Information supplied:
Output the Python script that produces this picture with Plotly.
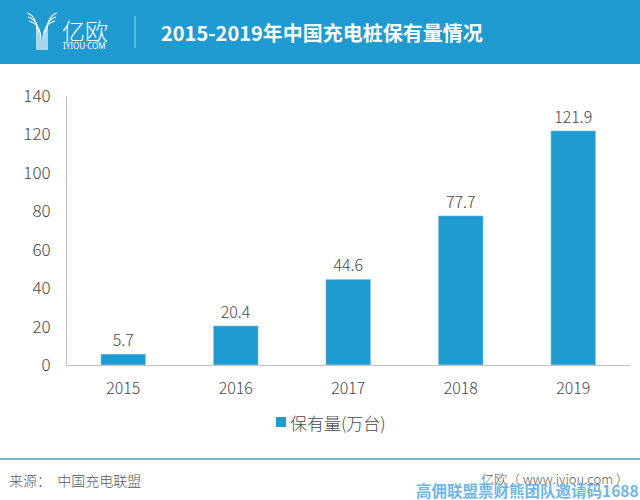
import plotly.graph_objects as go

years = ['2015', '2016', '2017', '2018', '2019']
stock = [5.7, 20.4, 44.6, 77.7, 121.9]
y_ticks = [0, 20, 40, 60, 80, 100, 120, 140]
series_name = '保有量(万台)'

BLUE = '#1f9bd1'
FONT = 'Noto Sans CJK SC'
TEXT = '#484848'
W, H = 640, 500


def px(x):
    return x / W


def py(y):
    return 1 - y / H


fig = go.Figure()
fig.add_trace(go.Bar(x=years, y=stock, name=series_name, marker_color=BLUE, showlegend=False,
                     text=[str(v) for v in stock], textposition='outside', cliponaxis=False,
                     textfont=dict(size=16, color=TEXT, family=FONT, weight=300)))

shapes = []
# header band
shapes.append(dict(type='rect', xref='paper', yref='paper', x0=0, x1=1, y0=py(64), y1=1,
                   fillcolor=BLUE, line_width=0, layer='below'))
# divider next to the logo
shapes.append(dict(type='line', xref='paper', yref='paper', x0=px(135), x1=px(135), y0=py(48), y1=py(16),
                   line=dict(color='#a6d7ee', width=1)))
# footer rule
shapes.append(dict(type='line', xref='paper', yref='paper', x0=0, x1=1, y0=py(459), y1=py(459),
                   line=dict(color='#4a9cc9', width=1.5)))
# legend square
shapes.append(dict(type='rect', xref='paper', yref='paper', x0=px(276), x1=px(286), y0=py(427), y1=py(417),
                   fillcolor=BLUE, line_width=0))


# logo: a rough Y made of curved strokes
def logo_path(x_top, y_top, x_stem):
    return 'M %f %f Q %f %f %f %f L %f %f' % (
        px(x_top), py(y_top), px(x_stem), py(y_top + 3), px(x_stem), py(y_top + 20), px(x_stem), py(50))


for x_top, y_top, x_stem in [(27, 13, 37), (28, 17, 39), (29, 21, 41),
                             (57, 13, 47), (56, 17, 45), (55, 21, 43)]:
    shapes.append(dict(type='path', xref='paper', yref='paper', path=logo_path(x_top, y_top, x_stem),
                       line=dict(color='white', width=1.2)))

annotations = [
    dict(text='亿欧', x=px(60), y=py(30), font=dict(size=23, color='white', family=FONT, weight=300), xanchor='left'),
    dict(text='IYIOU·COM', x=px(61), y=py(46), font=dict(size=8, color='white', family='Noto Sans'), xanchor='left'),
    dict(text='<b>2015-2019年中国充电桩保有量情况</b>', x=px(159), y=py(32),
         font=dict(size=20, color='white', family=FONT), xanchor='left'),
    dict(text=series_name, x=px(288), y=py(422), font=dict(size=17, color=TEXT, family=FONT, weight=300), xanchor='left'),
    dict(text='来源：  中国充电联盟', x=px(7), y=py(480),
         font=dict(size=14, color='#595959', family=FONT, weight=300), xanchor='left'),
    dict(text='亿欧（ www.iyiou.com ）', x=px(479), y=py(478),
         font=dict(size=13, color='#595959', family=FONT, weight=300), xanchor='left'),
    dict(text='<b>高佣联盟票财熊团队邀请码1688</b>', x=px(641), y=py(490),
         font=dict(size=15.5, color='#6fb6e6', family=FONT), xanchor='right'),
]
for a in annotations:
    a.update(xref='paper', yref='paper', showarrow=False, yanchor='middle')

fig.update_layout(
    width=W, height=H, autosize=False,
    margin=dict(l=0, r=0, t=0, b=0),
    paper_bgcolor='white', plot_bgcolor='white',
    bargap=0.6,
    font=dict(family=FONT, color=TEXT),
    shapes=shapes, annotations=annotations,
    showlegend=False,
    xaxis=dict(domain=[px(67), px(629.5)], type='category', automargin=False, showline=True, linecolor='#bfbfbf',
               linewidth=1, ticks='', ticklabelstandoff=9,
               tickfont=dict(size=16, color=TEXT, family=FONT, weight=300)),
    yaxis=dict(domain=[py(365), py(96)], range=[0, 140], automargin=False, tickvals=y_ticks, showline=True,
               linecolor='#bfbfbf', linewidth=1, showgrid=False, zeroline=False, ticks='', ticklabelstandoff=12,
               tickfont=dict(size=17, color=TEXT, family=FONT, weight=300)),
)

fig.write_html('out.html', config={'displayModeBar': False},
               post_script="document.body.style.margin='0';document.documentElement.style.overflow='hidden';")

Task details: Transcribe the whole listing exactly. Pictures stay out of your copy.

Written response:
Output the Python script that produces this picture with Plotly.
import plotly.graph_objects as go

years = ['2015', '2016', '2017', '2018', '2019']
stock = [5.7, 20.4, 44.6, 77.7, 121.9]
y_ticks = [0, 20, 40, 60, 80, 100, 120, 140]
series_name = '保有量(万台)'

BLUE = '#1f9bd1'
FONT = 'Noto Sans CJK SC'
TEXT = '#484848'
W, H = 640, 500


def px(x):
    return x / W


def py(y):
    return 1 - y / H


fig = go.Figure()
fig.add_trace(go.Bar(x=years, y=stock, name=series_name, marker_color=BLUE, showlegend=False,
                     text=[str(v) for v in stock], textposition='outside', cliponaxis=False,
                     textfont=dict(size=16, color=TEXT, family=FONT, weight=300)))

shapes = []
# header band
shapes.append(dict(type='rect', xref='paper', yref='paper', x0=0, x1=1, y0=py(64), y1=1,
                   fillcolor=BLUE, line_width=0, layer='below'))
# divider next to the logo
shapes.append(dict(type='line', xref='paper', yref='paper', x0=px(135), x1=px(135), y0=py(48), y1=py(16),
                   line=dict(color='#a6d7ee', width=1)))
# footer rule
shapes.append(dict(type='line', xref='paper', yref='paper', x0=0, x1=1, y0=py(459), y1=py(459),
                   line=dict(color='#4a9cc9', width=1.5)))
# legend square
shapes.append(dict(type='rect', xref='paper', yref='paper', x0=px(276), x1=px(286), y0=py(427), y1=py(417),
                   fillcolor=BLUE, line_width=0))


# logo: a rough Y made of curved strokes
def logo_path(x_top, y_top, x_stem):
    return 'M %f %f Q %f %f %f %f L %f %f' % (
        px(x_top), py(y_top), px(x_stem), py(y_top + 3), px(x_stem), py(y_top + 20), px(x_stem), py(50))


for x_top, y_top, x_stem in [(27, 13, 37), (28, 17, 39), (29, 21, 41),
                             (57, 13, 47), (56, 17, 45), (55, 21, 43)]:
    shapes.append(dict(type='path', xref='paper', yref='paper', path=logo_path(x_top, y_top, x_stem),
                       line=dict(color='white', width=1.2)))

annotations = [
    dict(text='亿欧', x=px(60), y=py(30), font=dict(size=23, color='white', family=FONT, weight=300), xanchor='left'),
    dict(text='IYIOU·COM', x=px(61), y=py(46), font=dict(size=8, color='white', family='Noto Sans'), xanchor='left'),
    dict(text='<b>2015-2019年中国充电桩保有量情况</b>', x=px(159), y=py(32),
         font=dict(size=20, color='white', family=FONT), xanchor='left'),
    dict(text=series_name, x=px(288), y=py(422), font=dict(size=17, color=TEXT, family=FONT, weight=300), xanchor='left'),
    dict(text='来源：  中国充电联盟', x=px(7), y=py(480),
         font=dict(size=14, color='#595959', family=FONT, weight=300), xanchor='left'),
    dict(text='亿欧（ www.iyiou.com ）', x=px(479), y=py(478),
         font=dict(size=13, color='#595959', family=FONT, weight=300), xanchor='left'),
    dict(text='<b>高佣联盟票财熊团队邀请码1688</b>', x=px(641), y=py(490),
         font=dict(size=15.5, color='#6fb6e6', family=FONT), xanchor='right'),
]
for a in annotations:
    a.update(xref='paper', yref='paper', showarrow=False, yanchor='middle')

fig.update_layout(
    width=W, height=H, autosize=False,
    margin=dict(l=0, r=0, t=0, b=0),
    paper_bgcolor='white', plot_bgcolor='white',
    bargap=0.6,
    font=dict(family=FONT, color=TEXT),
    shapes=shapes, annotations=annotations,
    showlegend=False,
    xaxis=dict(domain=[px(67), px(629.5)], type='category', automargin=False, showline=True, linecolor='#bfbfbf',
               linewidth=1, ticks='', ticklabelstandoff=9,
               tickfont=dict(size=16, color=TEXT, family=FONT, weight=300)),
    yaxis=dict(domain=[py(365), py(96)], range=[0, 140], automargin=False, tickvals=y_ticks, showline=True,
               linecolor='#bfbfbf', linewidth=1, showgrid=False, zeroline=False, ticks='', ticklabelstandoff=12,
               tickfont=dict(size=17, color=TEXT, family=FONT, weight=300)),
)

fig.write_html('out.html', config={'displayModeBar': False},
               post_script="document.body.style.margin='0';document.documentElement.style.overflow='hidden';")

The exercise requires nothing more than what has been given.